1 7   A Ñ O S
1987 / 2004
Códigos


Por Eduardo Videla

Como si manipulara un dial de radiofonía, la dirigencia política ha intentado sintonizar, en estos años de democracia, la frecuencia justa con que el Derecho Penal debe tratar el delito y a sus autores, garantizar la seguridad ciudadana sin vulnerar las garantías de sus ciudadanos. Los cambios han sido casi siempre espasmódicos, respuestas a un estímulo.
La muerte del adolescente Walter Bulacio, en abril de 1991, mostró de manera trágica, además de la brutalidad policial, la arbitrariedad con que la policía aplicaba las facultades discrecionales que le daban los edictos y otras leyes permisivas, y hasta las normas secretas que avalaban la detención de menores sin dar intervención al juez. Esa norma secreta (el memorando 40) fue eliminada de inmediato, pero hubo que esperar casi siete años para terminar con los edictos, un perverso mecanismo de control social para jóvenes, pobres y desocupados.
Vino a ocupar su lugar un Código de Convivencia que, entre otras cosas, decidió no castigar el trabajo de las meretrices en la vía pública. De pronto, la prostitución, que ya existía en tiempos de los edictos, empezó a afear el paisaje y entonces hubo que reformar el código dos veces, correr el dial según el reclamo de un sector del vecindario. Una demanda a la que se sumaron jefes policiales de distintas gestiones, y que incluían, de paso, el regreso de figuras como el acecho o el merodeo, que les devolvieran ese poder arbitrario para detener a sospechosos y sancionarlos por la sola portación de cara.
Todo ese reclamo fue acompañado, llamativamente, por cierto crecimiento del delito y, más todavía, de la sensación de inseguridad, esa marca abstracta que, muchas veces, crece de la mano de operaciones de prensa, a veces ingenuas y otras mal intencionadas.
Fue antes del fin de los edictos que Carlos Menem empezó a hablar, desde la cumbre del poder, de la necesidad de bajar la edad de imputabilidad de los menores. Era febrero de 1998 y el país ya estaba en pleno derrumbe de la recesión. La economía comenzaba a caer, el delito crecía –el delito común, no el cometido desde el poder, que ya se había instalado– y la sensación de inseguridad iba en aumento.
El mismo Menem, meses después, incorporó los conceptos de “mano dura” y “tolerancia cero” con el delito, una ofensiva en la que se entendía que las garantías individuales constituían una suerte de tolerancia con los delincuentes. Había que endurecer las penas, aumentar el poder de la policía.

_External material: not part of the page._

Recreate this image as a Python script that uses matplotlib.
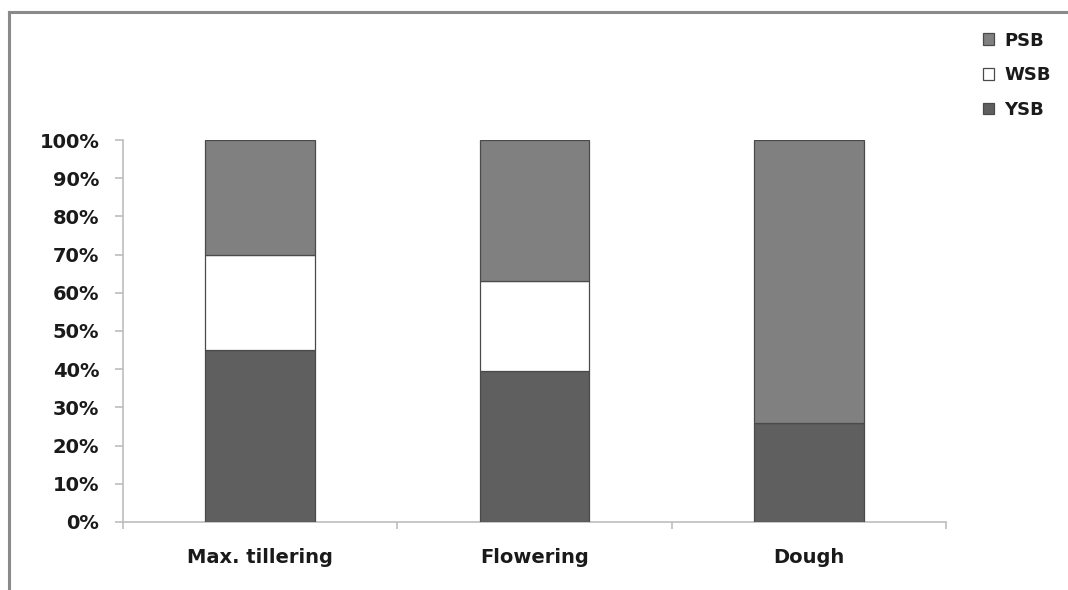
import matplotlib
matplotlib.use('Agg')
import matplotlib.pyplot as plt
from matplotlib.patches import Patch
from matplotlib.lines import Line2D
from matplotlib.ticker import FixedLocator, PercentFormatter
import numpy as np

# share of each borer species at the three crop stages (%)
stages = ['Max. tillering', 'Flowering', 'Dough']
ysb = [45.0, 39.5, 26.0]
wsb = [25.0, 23.5, 0.0]
psb = [30.0, 37.0, 74.0]

colors = {'YSB': '#5f5f5f', 'WSB': '#ffffff', 'PSB': '#808080'}
edge = '#4a4a4a'
text_color = '#1a1a1a'
axis_color = '#bdbdbd'

plt.rcParams['font.family'] = ['DejaVu Sans']
plt.rcParams['font.weight'] = 'bold'

fig = plt.figure(figsize=(10.68, 5.90), dpi=100)
ax = fig.add_axes([0.1152, 0.1153, 0.7706, 0.6474])

x = np.arange(len(stages))
width = 0.40
bottom = np.zeros(len(stages))
for name, vals in [('YSB', ysb), ('WSB', wsb), ('PSB', psb)]:
    vals = np.array(vals)
    ax.bar(x, vals, width, bottom=bottom, color=colors[name],
           edgecolor=edge, linewidth=0.9, zorder=3)
    bottom += vals

ax.set_xlim(-0.5, len(stages) - 0.5)
ax.set_ylim(0, 100)
ax.set_yticks(np.arange(0, 101, 10))
ax.yaxis.set_major_formatter(PercentFormatter(decimals=0))
ax.set_xticks(x)
ax.set_xticklabels(stages)
ax.xaxis.set_minor_locator(FixedLocator(np.arange(-0.5, len(stages), 1.0)))

for s in ['top', 'right']:
    ax.spines[s].set_visible(False)
for s in ['left', 'bottom']:
    ax.spines[s].set_color(axis_color)
    ax.spines[s].set_linewidth(1.2)

ax.tick_params(axis='y', length=6, width=1.2, color=axis_color, pad=11,
               labelsize=14, labelcolor=text_color)
ax.tick_params(axis='x', which='major', length=0, pad=19,
               labelsize=14, labelcolor=text_color)
ax.tick_params(axis='x', which='minor', length=5, width=1.2, color=axis_color)

handles = [Patch(facecolor=colors[n], edgecolor=edge, linewidth=0.9)
           for n in ['PSB', 'WSB', 'YSB']]
fig.legend(handles, ['PSB', 'WSB', 'YSB'], loc='upper left',
           bbox_to_anchor=(0.905, 0.974), frameon=False,
           handlelength=0.6, handleheight=0.6, handletextpad=0.6,
           labelspacing=0.92, prop={'size': 13, 'weight': 'bold'},
           labelcolor=text_color)

# grey frame along the top and left edges
fig.add_artist(Line2D([9 / 1068, 9 / 1068], [0, 1 - 12 / 590],
                      transform=fig.transFigure, color='#8a8a8a', lw=2.2))
fig.add_artist(Line2D([9 / 1068, 1], [1 - 12 / 590, 1 - 12 / 590],
                      transform=fig.transFigure, color='#8a8a8a', lw=2.2))

fig.savefig('out.png', dpi=100)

Ese ideario fue tomado un año después por Carlos Ruckauf, en su carrera hacia la gobernación, cuando acuñó aquel histórico concepto de “meter bala” a los delincuentes, una instigación al gatillo fácil. Eran tiempos en que la primera gestión de Carlos Arslanian intentaba revertir el estigma de la Maldita Policía. Pero la reforma que había iniciado un año antes, después del crimen de José Luis Cabezas y de otras tropelías de la Bonaerense, quedó trunca.
Corría 2001 y, en la misma tónica, hubo que eliminar la ley del “dos por uno”, una norma que había sido aprobada por los mismos legisladores que la borraron de un plumazo, cuando las cárceles ardían, producto del hacinamiento, las vejaciones y las demoras injustificadas en los procesos judiciales.
El país siguió en descomposición hasta que todo estalló. La moda de los secuestros extorsivos –muchos apañados por la complicidad o la corrupción policial– azuzó a los abanderados de la mano dura.
El crimen de Axel Blumberg fue un nuevo detonante, pero no uno más. La movilización heterogénea que le siguió creó un nuevo escenario donde, otra vez, se enfrentan los defensores de la mano dura con los que pretenden soluciones de fondo, sin lesionar las garantías que tanto costó conseguir. Mientras tanto, el dial sigue en ese zigzag, que parece acompañar los altibajos de la sociedad argentina.